I also want to comment on the irony of Bjartur's apparent misogyny. He's so single-minded in his goals, so incurious about the needs of others, that he honestly doesn't seem to understand how his actions will affect anyone around him; and especially how his actions will affect womenfolk, an apparently unfathomably different species from his own. He will leave a woman alone on a lonely acreage when she's scared out of her wits (indeed, he'll later leave that same woman alone as childbirth approaches); he will unflinchingly slaughter the one creature that gives a sick woman a reason to leave her bed; he will banish the one person he loves if she threatens the social norms; he will banish the one person he needs if she threatens his independence.
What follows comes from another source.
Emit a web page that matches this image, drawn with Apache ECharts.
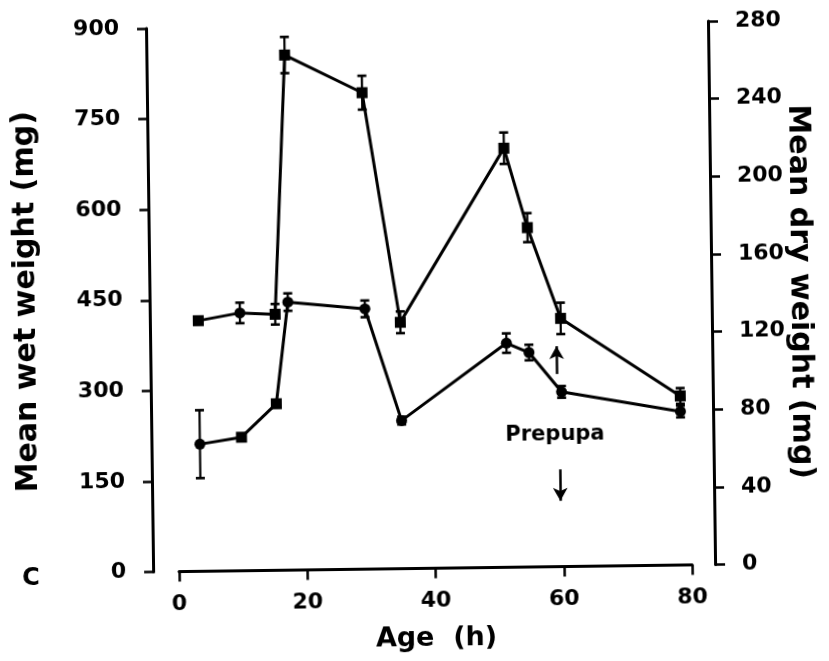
<!DOCTYPE html>
<html><head><meta charset="utf-8">
<script src="https://cdn.jsdelivr.net/npm/echarts/dist/echarts.min.js"></script>
<style>
html,body{margin:0;padding:0;background:#fff;overflow:hidden}
#c{width:829px;height:661px;transform:rotate(-0.75deg);transform-origin:50% 50%;}
</style>
</head><body><div id="c"></div>
<script>
// ---- data ----
const ages       = [3.5, 10, 15.5, 17.5, 29.5, 35, 51.5, 55, 60, 78.5];
const wetWeight  = [415, 427, 424, 853, 789, 408, 694, 562, 411, 280];
const wetError   = [0, 17, 17, 30, 28, 18, 26, 24, 26, 13];
const dryWeight  = [65.5, 68.8, 85.8, 138.1, 134.1, 76.3, 115.5, 110.5, 90.0, 79.1];
const dryError   = [17.5, 0, 0, 4.5, 4.3, 2, 5, 4, 3, 3];
const ageAxis    = [0, 80, 20];     // min, max, step
const wetAxis    = [0, 900, 150];
const dryAxis    = [0, 280, 40];
const prepupaUp   = [[59.3, 319], [59.3, 365]];
const prepupaDown = [[59.6, 161], [59.6, 109]];
const prepupaText = [58.9, 218];
const wetSymbols = ['rect','circle','rect','rect','rect','rect','rect','rect','rect','rect'];
const drySymbols = ['circle','rect','rect','circle','circle','circle','circle','circle','circle','circle'];

const FONT = 'DejaVu Sans';
const BLACK = '#000';

const wetData = ages.map((a, i) => [a, wetWeight[i]]);
const dryData = ages.map((a, i) => [a, dryWeight[i]]);
const wetErrData = ages.map((a, i) => [a, wetWeight[i] - wetError[i], wetWeight[i] + wetError[i]]);
const dryErrData = ages.map((a, i) => [a, dryWeight[i] - dryError[i], dryWeight[i] + dryError[i]]);

function errRender(params, api) {
  const x = api.value(0), lo = api.value(1), hi = api.value(2);
  if (!(hi > lo)) return { type: 'group', children: [] };
  const p1 = api.coord([x, hi]);
  const p2 = api.coord([x, lo]);
  const w = 4.5;
  const st = { stroke: BLACK, lineWidth: 2.2 };
  return { type: 'group', children: [
    { type: 'line', shape: { x1: p1[0], y1: p1[1], x2: p2[0], y2: p2[1] }, style: st },
    { type: 'line', shape: { x1: p1[0] - w, y1: p1[1], x2: p1[0] + w, y2: p1[1] }, style: { stroke: BLACK, lineWidth: 2.6 } },
    { type: 'line', shape: { x1: p2[0] - w, y1: p2[1], x2: p2[0] + w, y2: p2[1] }, style: { stroke: BLACK, lineWidth: 2.6 } }
  ]};
}

const labelStyle = { fontFamily: FONT, fontWeight: 'bold', fontSize: 22, color: BLACK };
const nameStyle = (s) => ({ fontFamily: FONT, fontWeight: 'bold', fontSize: s, color: BLACK });

const chart = echarts.init(document.getElementById('c'), null, { renderer: 'canvas' });
chart.setOption({
  backgroundColor: '#fff',
  animation: false,
  grid: { left: 176, right: 140, top: 25, bottom: 92.5, containLabel: false, outerBoundsMode: 'none' },
  xAxis: {
    type: 'value', min: ageAxis[0], max: ageAxis[1], interval: ageAxis[2],
    name: 'Age  (h)', nameLocation: 'middle', nameGap: 57, nameMoveOverlap: false, nameTextStyle: nameStyle(27),
    axisLine: { show: true, onZero: false, lineStyle: { color: BLACK, width: 3 } },
    axisTick: { show: true, inside: false, length: 10, lineStyle: { color: BLACK, width: 2.5 } },
    axisLabel: Object.assign({ margin: 22 }, labelStyle),
    splitLine: { show: false }
  },
  yAxis: [
    {
      type: 'value', position: 'left', offset: 26,
      min: wetAxis[0], max: wetAxis[1], interval: wetAxis[2],
      name: 'Mean wet weight (mg)', nameLocation: 'middle', nameGap: 108, nameMoveOverlap: false, nameTextStyle: nameStyle(30),
      axisLine: { show: true, onZero: false, lineStyle: { color: BLACK, width: 3 } },
      axisTick: { show: true, length: 9, lineStyle: { color: BLACK, width: 2.5 } },
      axisLabel: Object.assign({ margin: 27 }, labelStyle),
      splitLine: { show: false }
    },
    {
      type: 'value', position: 'right', offset: 23,
      min: dryAxis[0], max: dryAxis[1], interval: dryAxis[2],
      name: 'Mean dry weight (mg)', nameLocation: 'middle', nameGap: 73, nameRotate: -90, nameMoveOverlap: false, nameTextStyle: nameStyle(30),
      axisLine: { show: true, onZero: false, lineStyle: { color: BLACK, width: 3 } },
      axisTick: { show: true, length: 10, lineStyle: { color: BLACK, width: 2.5 } },
      axisLabel: Object.assign({ margin: 27 }, labelStyle),
      splitLine: { show: false }
    }
  ],
  series: [
    {
      type: 'custom', name: 'wetErr', coordinateSystem: 'cartesian2d', yAxisIndex: 0,
      renderItem: errRender, data: wetErrData, encode: { x: 0, y: [1, 2] }, z: 3, silent: true
    },
    {
      type: 'custom', name: 'dryErr', coordinateSystem: 'cartesian2d', yAxisIndex: 1,
      renderItem: errRender, data: dryErrData, encode: { x: 0, y: [1, 2] }, z: 3, silent: true
    },
    {
      type: 'line', name: 'Mean wet weight', yAxisIndex: 0, data: wetData, z: 4,
      symbol: (v, p) => wetSymbols[p.dataIndex], symbolSize: 11,
      lineStyle: { color: BLACK, width: 3 }, itemStyle: { color: BLACK, borderWidth: 0 },
      markLine: {
        silent: true, symbol: ['none', 'arrow'], symbolSize: [11, 13],
        label: { show: false },
        lineStyle: { color: BLACK, width: 2.5, type: 'solid' },
        data: [
          [{ coord: prepupaUp[0] }, { coord: prepupaUp[1] }],
          [{ coord: prepupaDown[0] }, { coord: prepupaDown[1] }]
        ]
      },
      markPoint: {
        silent: true,
        data: [{ coord: prepupaText, symbol: 'circle', symbolSize: 1,
                 itemStyle: { color: 'rgba(0,0,0,0)' },
                 label: { show: true, position: 'inside', formatter: 'Prepupa',
                          fontFamily: FONT, fontWeight: 'bold', fontSize: 21, color: BLACK } }]
      }
    },
    {
      type: 'line', name: 'Mean dry weight', yAxisIndex: 1, data: dryData, z: 4,
      symbol: (v, p) => drySymbols[p.dataIndex], symbolSize: 11,
      lineStyle: { color: BLACK, width: 3 }, itemStyle: { color: BLACK, borderWidth: 0 }
    }
  ],
  graphic: [
    { type: 'text', left: 19, top: 562,
      style: { text: 'C', fontFamily: FONT, fontWeight: 'bold', fontSize: 24, fill: BLACK } }
  ]
});
</script></body></html>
Bjartur makes such unthinking comments as “women are more to be pitied than ordinary mortals”; when he thinks a housekeeper is overstepping her bounds, he muses that he might “marry the bitch so he could have full leave to tell her to shut up”; and when some farmers are discussing the rash of illegitimate children running around the community – and one tries to make a distinction between those women who are taken by force and those by guile – Bjartur declares, “I see very little difference between guile and force as long as the object is the same”. This could all be very offputting if it wasn't of a piece with the infernal sheep-raising: Bjartur is the least independent of men, more to be pitied than reviled, when he walks these pathways of accepted custom, even to the breaking of his own heart. Laxness plays it all out with a deftly tragicomic touch.
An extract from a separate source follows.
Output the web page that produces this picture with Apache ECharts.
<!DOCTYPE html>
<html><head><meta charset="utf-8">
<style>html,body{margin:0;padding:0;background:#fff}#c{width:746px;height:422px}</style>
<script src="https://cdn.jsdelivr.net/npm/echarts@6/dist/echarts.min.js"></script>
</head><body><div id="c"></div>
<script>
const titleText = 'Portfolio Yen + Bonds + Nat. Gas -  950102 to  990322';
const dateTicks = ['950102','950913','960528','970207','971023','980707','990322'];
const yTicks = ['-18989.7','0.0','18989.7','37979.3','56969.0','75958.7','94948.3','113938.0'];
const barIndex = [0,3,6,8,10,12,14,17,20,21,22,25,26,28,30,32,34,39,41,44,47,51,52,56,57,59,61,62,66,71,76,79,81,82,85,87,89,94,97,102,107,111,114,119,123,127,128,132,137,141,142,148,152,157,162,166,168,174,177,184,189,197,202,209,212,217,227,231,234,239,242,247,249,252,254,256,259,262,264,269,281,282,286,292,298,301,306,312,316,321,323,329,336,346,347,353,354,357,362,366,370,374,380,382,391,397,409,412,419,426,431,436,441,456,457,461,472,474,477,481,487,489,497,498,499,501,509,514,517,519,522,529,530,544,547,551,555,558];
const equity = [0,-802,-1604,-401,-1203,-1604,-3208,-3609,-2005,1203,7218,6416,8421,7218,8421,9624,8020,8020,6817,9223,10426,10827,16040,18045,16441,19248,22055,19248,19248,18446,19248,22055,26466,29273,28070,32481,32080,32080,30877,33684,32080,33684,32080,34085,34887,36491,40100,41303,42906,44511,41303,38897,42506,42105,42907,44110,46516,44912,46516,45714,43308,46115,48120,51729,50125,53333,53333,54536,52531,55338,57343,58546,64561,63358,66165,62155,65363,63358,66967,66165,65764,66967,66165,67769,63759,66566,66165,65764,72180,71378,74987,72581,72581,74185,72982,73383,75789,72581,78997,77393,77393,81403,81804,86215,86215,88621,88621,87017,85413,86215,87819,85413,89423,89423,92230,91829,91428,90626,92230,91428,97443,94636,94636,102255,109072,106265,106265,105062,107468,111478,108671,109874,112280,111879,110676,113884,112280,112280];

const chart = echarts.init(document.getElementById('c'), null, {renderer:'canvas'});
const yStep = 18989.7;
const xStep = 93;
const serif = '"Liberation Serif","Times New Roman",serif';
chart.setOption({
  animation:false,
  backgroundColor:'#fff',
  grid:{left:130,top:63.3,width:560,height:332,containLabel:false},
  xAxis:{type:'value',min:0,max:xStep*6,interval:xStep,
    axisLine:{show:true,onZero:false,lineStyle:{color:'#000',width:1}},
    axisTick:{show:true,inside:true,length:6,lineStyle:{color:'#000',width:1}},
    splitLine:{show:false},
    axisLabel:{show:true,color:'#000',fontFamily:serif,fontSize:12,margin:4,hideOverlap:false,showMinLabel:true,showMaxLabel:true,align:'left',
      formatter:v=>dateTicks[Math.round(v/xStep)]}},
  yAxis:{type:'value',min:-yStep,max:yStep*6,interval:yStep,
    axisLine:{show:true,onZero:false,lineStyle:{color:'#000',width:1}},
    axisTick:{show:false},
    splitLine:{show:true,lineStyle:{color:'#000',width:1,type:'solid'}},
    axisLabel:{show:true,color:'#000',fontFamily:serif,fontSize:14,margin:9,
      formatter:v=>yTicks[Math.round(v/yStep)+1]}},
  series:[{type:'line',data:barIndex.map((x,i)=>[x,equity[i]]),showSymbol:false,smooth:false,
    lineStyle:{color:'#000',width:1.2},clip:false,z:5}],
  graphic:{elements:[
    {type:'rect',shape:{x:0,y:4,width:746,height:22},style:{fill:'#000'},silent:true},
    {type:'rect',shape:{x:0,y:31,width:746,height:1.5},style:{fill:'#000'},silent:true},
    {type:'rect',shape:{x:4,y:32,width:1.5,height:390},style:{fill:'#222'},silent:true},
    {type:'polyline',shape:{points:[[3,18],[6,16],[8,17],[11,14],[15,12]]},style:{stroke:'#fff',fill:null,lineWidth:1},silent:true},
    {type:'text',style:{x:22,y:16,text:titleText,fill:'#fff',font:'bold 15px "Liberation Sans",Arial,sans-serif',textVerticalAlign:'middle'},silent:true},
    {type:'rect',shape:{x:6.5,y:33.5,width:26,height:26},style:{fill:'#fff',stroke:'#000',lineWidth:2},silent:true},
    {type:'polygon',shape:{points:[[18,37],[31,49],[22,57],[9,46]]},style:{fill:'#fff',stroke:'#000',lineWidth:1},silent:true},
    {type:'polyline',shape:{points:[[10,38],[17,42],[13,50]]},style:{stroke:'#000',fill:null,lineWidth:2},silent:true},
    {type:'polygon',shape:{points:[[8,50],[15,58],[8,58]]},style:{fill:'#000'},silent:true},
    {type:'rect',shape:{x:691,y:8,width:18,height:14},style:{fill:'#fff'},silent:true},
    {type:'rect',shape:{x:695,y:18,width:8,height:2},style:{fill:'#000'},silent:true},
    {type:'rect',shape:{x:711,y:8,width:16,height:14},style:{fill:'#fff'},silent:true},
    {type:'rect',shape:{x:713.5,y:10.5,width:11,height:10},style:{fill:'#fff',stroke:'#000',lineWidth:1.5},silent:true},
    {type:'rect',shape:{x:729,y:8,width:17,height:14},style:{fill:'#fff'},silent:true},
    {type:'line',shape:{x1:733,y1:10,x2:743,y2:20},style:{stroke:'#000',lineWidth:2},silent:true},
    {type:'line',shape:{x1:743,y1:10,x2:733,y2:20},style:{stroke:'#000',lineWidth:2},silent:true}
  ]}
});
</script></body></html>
And yet, the times, they are a changin'. Set right at the turn of the twentieth century, Bjartur and his Icelandic brethren have tended their sheep for a thousand years, and when he put his first payment down on Summerhouses, he expected that his line would be freeholders on this land for a thousand years more. How could he know that global markets, world wars, emigration to America, universal education, industrialisation and general strikes would disrupt literally everything? Laxness can be forgiven for jumping on the Communism train before the true horrors of its excesses were revealed (imagine Stalin's or Mao's subjects as the very models of “independent people”), but he wasn't wrong in what he saw as the failings and abuses of capitalism in his day. Plus ça change.

Interesting and entertaining, literary and enduring; what's not to like? To love?